L’interrogatorio del presidente di Regione Giovanni Toti si è concluso con la consegna di una memoria lunga 17 pagine ai pubblici ministeri. Un documento scritto di suo pugno, simbolo della volontà di non arrendersi all’arresto e alle accuse delle autorità. La stessa memoria che, nel momento in cui veniva consegnata nelle mani dei pubblici ministeri, diventava pubblica grazie ad un servizio di Telenord.
Ancora più interessante rispetto a questa vicenda, è la redazione del verbale dell’interrogatorio, in cui è possibile leggere tutte le dichiarazioni del presidente di Regione, compresi i numerosi “non so” e “non ricordo“. Il governatore però ha risposto a tutte le domande dei pm, con disarmante tranquillità, anche grazie all’aria piuttosto rilassata in cui si stava tenendo l’interrogatorio.
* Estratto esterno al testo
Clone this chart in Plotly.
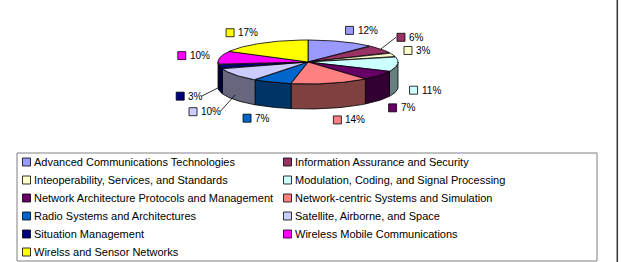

Il riassunto delle otto ore di interrogatorio è che Toti non avrebbe mai preso soldi da imprenditori per se stesso ma solo per la comunità ligure ed ovviamente secondo pratiche legali.
La maggior parte dei tentennamenti avrebbero riguardato un argomento preciso, ovvero quello della comunità di genovesi proveniente da Riesi. Il presidente, comunque, avrebbe ammesso di aver chiesto ai Testa i voti per la sua lista durante una cena, negando però che questa richiesta fosse poi collegata allo scambio illecito di posti di lavoro. Toti conferma anche di aver chiesto ad Ilaria Cavo, oggi deputata di Italia al centro, di contattare i Testa e che poi questa gli disse che “non le erano piaciuti“. La versione di Toti sarebbe coincidente con le intercettazioni nelle mani degli inquirenti, in cui Cavo prende le distanze dalla comunità riesina.
Toti smentisce l’accusa di corruzione
Durante l’intero interrogatorio Giovanni Toti ha rigettato le accuse di corruzione. Il comitato Toti, ovviamente, prendeva dei finanziamenti ma questi in nessun caso erano collegati con uno scambio di favori. Nel caso della privatizzazione mai avvenuta della spiaggia Punta dell’Olmo, dove sembrerebbe che Aldo Spinelli volesse costruire un complesso residenziale, Toti nel 2020 avrebbe telefonato all’assessore regionale per avviare i processi. Toti però si è giustificato dicendo che la sua “politica è quella di agevolare le richieste” e che non si trattò di un ordine, ma di un “mero indirizzo“.
Più complessa la questione del rinnovo trentennale della concessione del terminal Rinfuse del porto di Genova. Secondo i pm, Spinelli avrebbe versato a Toti 40mila euro per ottenere il rinnovo, ma Toti ha convintamente negato le accuse durante il suo interrogatorio. Il finanziamento non è considerabile corruzione ma una “captatio benevolentiae” perché “gli davo una buona notizia e gli reiteravo una a richiesta di finanziamento, ma non ho posto in correlazione le due cose“. Per rispondere ai pubblici ministeri che chiedevano risposte sulla telefonata avvenuta tra lui e Signorini per chiudere la pratica “il prima possibile“, Spinelli ha spiegato che “è doveroso per la pubblica amministrazione evadere le richieste velocemente“.
Quindi, secondo le parole di Toti, il finanziamento ricevuto dal suo comitato a nome di Spinelli nello stesso periodo di tempo del rinnovo della concessione sono due elementi non collegati tra loro perché “Spinelli sostiene i miei comitati dal 2015“. Nessun comportamento strano neanche con Giorgio Carozzi, membro dell’Authority che si era opposto al rinnovo, né con Andrea La Mattina, componente dell’Authority per la Regione. In entrambi i casi non ci sono state forzature, ma solo esortazioni ad intervenire nell’interesse dei cittadini.
Il caso Esselunga
Un’altra questione centrale nell’interrogatorio di Giovanni Toti ha riguardato i rapporti con l’ex amministratore delegato della catena di supermercati Esselunga, Francesco Moncada, anch’egli agli arresti domiciliari. Secondo gli inquirenti Toti avrebbe accettato di velocizzare la costruzione di due nuovi supermercati sul territorio della regione, in cambio di spot elettorali pagati da Esselunga.
Anche in questo caso Toti ha negato le accuse, parlando di “un obiettivo politico preminente” che legava lui Moncada per “favorire l’ingresso di nuovi soggetti nel mondo della distribuzione“. Per quanto riguarda nello specifico i cartelloni elettorali, Toti ha ammesso di aver chiesto aiuto a Moncada per la campagna elettorale per poi aggiungere: “Non so come di concreto si è estrinsecato“.